Just weeks after Sony Corp. paid $380 million for Gaikai, a leading cloud video game streaming service, Lauder Partners acquired the remaining of OnLive, Gaikai's arch-rival, for only $4.8 million. Apparently, the company owed around $18.7 million to different partners and the insolvency administrator said that he could not find a better deal than to sell the assets of OnLive to Lauder Partners.
OnLive service was announced in the first half of 2009 after many years of work on various technologies supporting streaming of video games from remote servers to almost any device connected to the Internet. Over the years, OnLive secured tens of millions of dollars from various investors, including Warner Bros., Autodesk, Maverick Capital, AT&T Media Holdings, Lauder Partners, British Telecom and Belgacom. However, this year the company failed to secure additional round of financing and failed to sell itself to a strategic partner. As a result, the insolvency assignee had to act quickly.
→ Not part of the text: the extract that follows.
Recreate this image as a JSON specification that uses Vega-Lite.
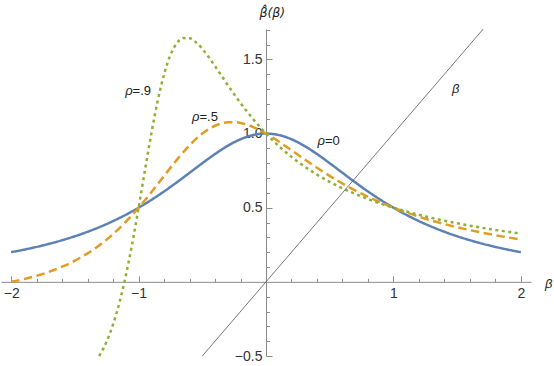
{
  "$schema": "https://vega.github.io/schema/vega-lite/v6.json",
  "width": 530,
  "height": 327,
  "autosize": {"type": "none"},
  "padding": {"left": 1, "top": 29, "right": 23, "bottom": 10},
  "background": "white",
  "config": {"view": {"stroke": null}, "font": "Liberation Sans"},
  "resolve": {"axis": {"x": "independent", "y": "independent"}},
  "datasets": {
    "curves": [
      {"s":"0","b":-2,"v":0.2},{"s":"0","b":-1.9,"v":0.21692},{"s":"0","b":-1.8,"v":0.23585},{"s":"0","b":-1.7,"v":0.25707},{"s":"0","b":-1.6,"v":0.2809},{"s":"0","b":-1.5,"v":0.30769},{"s":"0","b":-1.4,"v":0.33784},{"s":"0","b":-1.3,"v":0.37175},{"s":"0","b":-1.2,"v":0.40984},{"s":"0","b":-1.1,"v":0.45249},{"s":"0","b":-1,"v":0.5},{"s":"0","b":-0.9,"v":0.55249},{"s":"0","b":-0.8,"v":0.60976},{"s":"0","b":-0.7,"v":0.67114},{"s":"0","b":-0.6,"v":0.73529},{"s":"0","b":-0.5,"v":0.8},{"s":"0","b":-0.4,"v":0.86207},{"s":"0","b":-0.3,"v":0.91743},{"s":"0","b":-0.2,"v":0.96154},{"s":"0","b":-0.1,"v":0.9901},{"s":"0","b":0,"v":1},
      {"s":"0","b":0.1,"v":0.9901},{"s":"0","b":0.2,"v":0.96154},{"s":"0","b":0.3,"v":0.91743},{"s":"0","b":0.4,"v":0.86207},{"s":"0","b":0.5,"v":0.8},{"s":"0","b":0.6,"v":0.73529},{"s":"0","b":0.7,"v":0.67114},{"s":"0","b":0.8,"v":0.60976},{"s":"0","b":0.9,"v":0.55249},{"s":"0","b":1,"v":0.5},{"s":"0","b":1.1,"v":0.45249},{"s":"0","b":1.2,"v":0.40984},{"s":"0","b":1.3,"v":0.37175},{"s":"0","b":1.4,"v":0.33784},{"s":"0","b":1.5,"v":0.30769},{"s":"0","b":1.6,"v":0.2809},{"s":"0","b":1.7,"v":0.25707},{"s":"0","b":1.8,"v":0.23585},{"s":"0","b":1.9,"v":0.21692},{"s":"0","b":2,"v":0.2},

      {"s":"0.5","b":-2,"v":0},{"s":"0.5","b":-1.9,"v":0.01845},{"s":"0.5","b":-1.8,"v":0.04098},{"s":"0.5","b":-1.7,"v":0.06849},{"s":"0.5","b":-1.6,"v":0.10204},{"s":"0.5","b":-1.5,"v":0.14286},{"s":"0.5","b":-1.4,"v":0.19231},{"s":"0.5","b":-1.3,"v":0.2518},{"s":"0.5","b":-1.2,"v":0.32258},{"s":"0.5","b":-1.1,"v":0.40541},{"s":"0.5","b":-1,"v":0.5},{"s":"0.5","b":-0.9,"v":0.6044},{"s":"0.5","b":-0.8,"v":0.71429},{"s":"0.5","b":-0.7,"v":0.82278},{"s":"0.5","b":-0.6,"v":0.92105},{"s":"0.5","b":-0.5,"v":1.0},{"s":"0.5","b":-0.4,"v":1.05263},{"s":"0.5","b":-0.35,"v":1.06796},{"s":"0.5","b":-0.3,"v":1.07595},{"s":"0.5","b":-0.25,"v":1.07692},{"s":"0.5","b":-0.2,"v":1.07143},{"s":"0.5","b":-0.15,"v":1.06017},{"s":"0.5","b":-0.1,"v":1.04396},{"s":"0.5","b":0,"v":1},
      {"s":"0.5","b":0.1,"v":0.94595},{"s":"0.5","b":0.2,"v":0.8871},{"s":"0.5","b":0.3,"v":0.82734},{"s":"0.5","b":0.4,"v":0.76923},{"s":"0.5","b":0.5,"v":0.71429},{"s":"0.5","b":0.6,"v":0.66327},{"s":"0.5","b":0.7,"v":0.61644},{"s":"0.5","b":0.8,"v":0.57377},{"s":"0.5","b":0.9,"v":0.53506},{"s":"0.5","b":1,"v":0.5},{"s":"0.5","b":1.1,"v":0.46828},{"s":"0.5","b":1.2,"v":0.43956},{"s":"0.5","b":1.3,"v":0.41353},{"s":"0.5","b":1.4,"v":0.38991},{"s":"0.5","b":1.5,"v":0.36842},{"s":"0.5","b":1.6,"v":0.34884},{"s":"0.5","b":1.7,"v":0.33095},{"s":"0.5","b":1.8,"v":0.31457},{"s":"0.5","b":1.9,"v":0.29954},{"s":"0.5","b":2,"v":0.28571},

      {"s":"0.9","b":-1.31,"v":-0.5},{"s":"0.9","b":-1.3,"v":-0.48571},{"s":"0.9","b":-1.25,"v":-0.4},{"s":"0.9","b":-1.2,"v":-0.28571},{"s":"0.9","b":-1.15,"v":-0.13861},{"s":"0.9","b":-1.1,"v":0.04348},{"s":"0.9","b":-1.05,"v":0.25882},{"s":"0.9","b":-1,"v":0.5},{"s":"0.9","b":-0.95,"v":0.75325},{"s":"0.9","b":-0.9,"v":1.0},{"s":"0.9","b":-0.85,"v":1.22078},{"s":"0.9","b":-0.8,"v":1.4},{"s":"0.9","b":-0.75,"v":1.52941},{"s":"0.9","b":-0.7,"v":1.6087},{"s":"0.9","b":-0.65,"v":1.64356},{"s":"0.9","b":-0.6,"v":1.64286},{"s":"0.9","b":-0.55,"v":1.616},{"s":"0.9","b":-0.5,"v":1.57143},{"s":"0.9","b":-0.45,"v":1.51592},{"s":"0.9","b":-0.4,"v":1.45455},{"s":"0.9","b":-0.35,"v":1.39086},{"s":"0.9","b":-0.3,"v":1.32727},{"s":"0.9","b":-0.25,"v":1.26531},{"s":"0.9","b":-0.2,"v":1.20588},{"s":"0.9","b":-0.15,"v":1.1495},{"s":"0.9","b":-0.1,"v":1.09639},{"s":"0.9","b":-0.05,"v":1.04658},{"s":"0.9","b":0,"v":1},
      {"s":"0.9","b":0.1,"v":0.91597},{"s":"0.9","b":0.2,"v":0.84286},{"s":"0.9","b":0.3,"v":0.77914},{"s":"0.9","b":0.4,"v":0.7234},{"s":"0.9","b":0.5,"v":0.67442},{"s":"0.9","b":0.6,"v":0.63115},{"s":"0.9","b":0.7,"v":0.59273},{"s":"0.9","b":0.8,"v":0.55844},{"s":"0.9","b":0.9,"v":0.5277},{"s":"0.9","b":1,"v":0.5},{"s":"0.9","b":1.1,"v":0.47494},{"s":"0.9","b":1.2,"v":0.45217},{"s":"0.9","b":1.3,"v":0.43141},{"s":"0.9","b":1.4,"v":0.41241},{"s":"0.9","b":1.5,"v":0.39496},{"s":"0.9","b":1.6,"v":0.37888},{"s":"0.9","b":1.7,"v":0.36403},{"s":"0.9","b":1.8,"v":0.35027},{"s":"0.9","b":1.9,"v":0.33748},{"s":"0.9","b":2,"v":0.32558}
    ],
    "ident": [{"b": -0.5, "v": -0.5}, {"b": 1.705, "v": 1.705}],
    "rho": [
      {"x": -1.047, "y": 1.287, "t": "ρ"},
      {"x": -0.522, "y": 1.111, "t": "ρ"},
      {"x": 0.463, "y": 0.949, "t": "ρ"}
    ],
    "eq": [
      {"x": -1.047, "y": 1.287, "t": "=.9"},
      {"x": -0.522, "y": 1.111, "t": "=.5"},
      {"x": 0.463, "y": 0.949, "t": "=0"}
    ],
    "ital": [
      {"x": 1.49, "y": 1.3, "t": "β"},
      {"x": 2.22, "y": -0.015, "t": "β"}
    ],
    "ytitle": [
      {"x": 0.05, "y": 1.81, "t": "β̂(β)"}
    ]
  },
  "layer": [
    {
      "data": {"name": "curves"},
      "mark": {"type": "line", "strokeWidth": 2.5, "strokeCap": "butt", "interpolate": "monotone"},
      "encoding": {
        "x": {
          "field": "b", "type": "quantitative",
          "scale": {"domain": [-2.08, 2.08], "nice": false, "zero": false},
          "axis": {
            "orient": "bottom",
            "values": [-2, -1, 1, 2],
            "format": ".0f",
            "offset": -74.15,
            "tickSize": -6,
            "grid": false, "title": null,
            "domainColor": "#8c8c8c", "tickColor": "#8c8c8c",
            "labelFont": "Liberation Sans", "labelFontSize": 14, "labelColor": "#333333",
            "labelPadding": 11, "labelFlush": false, "labelOverlap": false
          }
        },
        "y": {
          "field": "v", "type": "quantitative",
          "scale": {"domain": [-0.5, 1.705], "nice": false, "zero": false},
          "axis": {
            "orient": "left",
            "values": [-0.5, 0.5, 1, 1.5],
            "format": ".1f",
            "offset": -265,
            "tickSize": -6,
            "grid": false, "title": null,
            "domainColor": "#8c8c8c", "tickColor": "#8c8c8c",
            "labelFont": "Liberation Sans", "labelFontSize": 14, "labelColor": "#333333",
            "labelPadding": 10, "labelFlush": false, "labelOverlap": false
          }
        },
        "color": {"field": "s", "type": "nominal", "scale": {"domain": ["0", "0.5", "0.9"], "range": ["#5E81B5", "#E19C24", "#8FB032"]}, "legend": null},
        "strokeDash": {"field": "s", "type": "nominal", "scale": {"domain": ["0", "0.5", "0.9"], "range": [[1, 0], [8.5, 4.5], [3, 3.5]]}, "legend": null}
      }
    },
    {
      "data": {"name": "ident"},
      "mark": {"type": "line", "strokeWidth": 0.8, "color": "#555555"},
      "encoding": {
        "x": {
          "field": "b", "type": "quantitative",
          "axis": {
            "orient": "bottom",
            "values": [-1.8,-1.6,-1.4,-1.2,-0.8,-0.6,-0.4,-0.2,0.2,0.4,0.6,0.8,1.2,1.4,1.6,1.8],
            "offset": -74.15, "tickSize": -3.5, "labels": false, "domain": false,
            "grid": false, "title": null, "tickColor": "#8c8c8c"
          }
        },
        "y": {
          "field": "v", "type": "quantitative",
          "axis": {
            "orient": "left",
            "values": [-0.4,-0.3,-0.2,-0.1,0.1,0.2,0.3,0.4,0.6,0.7,0.8,0.9,1.1,1.2,1.3,1.4,1.6,1.7],
            "offset": -265, "tickSize": -3.5, "labels": false, "domain": false,
            "grid": false, "title": null, "tickColor": "#8c8c8c"
          }
        }
      }
    },
    {
      "data": {"name": "rho"},
      "mark": {"type": "text", "align": "right", "baseline": "middle", "fontSize": 13, "fontStyle": "italic", "color": "#222222"},
      "encoding": {
        "x": {"field": "x", "type": "quantitative", "axis": null},
        "y": {"field": "y", "type": "quantitative", "axis": null},
        "text": {"field": "t"}
      }
    },
    {
      "data": {"name": "eq"},
      "mark": {"type": "text", "align": "left", "baseline": "middle", "fontSize": 13, "color": "#222222"},
      "encoding": {
        "x": {"field": "x", "type": "quantitative", "axis": null},
        "y": {"field": "y", "type": "quantitative", "axis": null},
        "text": {"field": "t"}
      }
    },
    {
      "data": {"name": "ital"},
      "mark": {"type": "text", "align": "center", "baseline": "middle", "fontSize": 13, "fontStyle": "italic", "color": "#222222"},
      "encoding": {
        "x": {"field": "x", "type": "quantitative", "axis": null},
        "y": {"field": "y", "type": "quantitative", "axis": null},
        "text": {"field": "t"}
      }
    },
    {
      "data": {"name": "ytitle"},
      "mark": {"type": "text", "align": "center", "baseline": "middle", "fontSize": 12.5, "font": "DejaVu Sans", "fontStyle": "italic", "color": "#222222"},
      "encoding": {
        "x": {"field": "x", "type": "quantitative", "axis": null},
        "y": {"field": "y", "type": "quantitative", "axis": null},
        "text": {"field": "t"}
      }
    }
  ]
}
"Had the sale to the buyer not taken place, the assignee would have been left with inadequate capital to fund the significant costs to preserve and market OnLive's patents and other intellectual property, thus greatly reducing expected recoveries essentially to those of a forced piecemeal auction," noted Joel Weinberg, the CEO of Insolvency Services Group, which was handling OnLive's bankruptcy-like process, in a letter obtained by Mercury News.
In mid-August OnLive fired all of its staff and filed an alternative to bankruptcy, a status that provides companies in financial trouble a level of protection from creditors. The company did not shut down its services as it believed in eventual prosperity. The staff reportedly started to blame former chief executive of OnLive for not selling the business, like competing Gaikai video game streaming service, to a big company or a strategic investor. It could provide the funds necessary to continue enhancing the data centers needed to operate the video games streaming services.
Gary Lauder, venture capitalist behind Lauder Partners, started a new company with the same name, bought the assets for $4.8 million, kept the game service up and running and offered to hire back nearly half of the defunct company's workers. In addition, the new owner renegotiated the debts with creditors and the company is now healthier than before.
"When planned financing didn't work out, the company was left with few options. Transitioning through this unexpected event has not been easy, but it has left the company much healthier," a spokesperson for OnLive told Mercury News.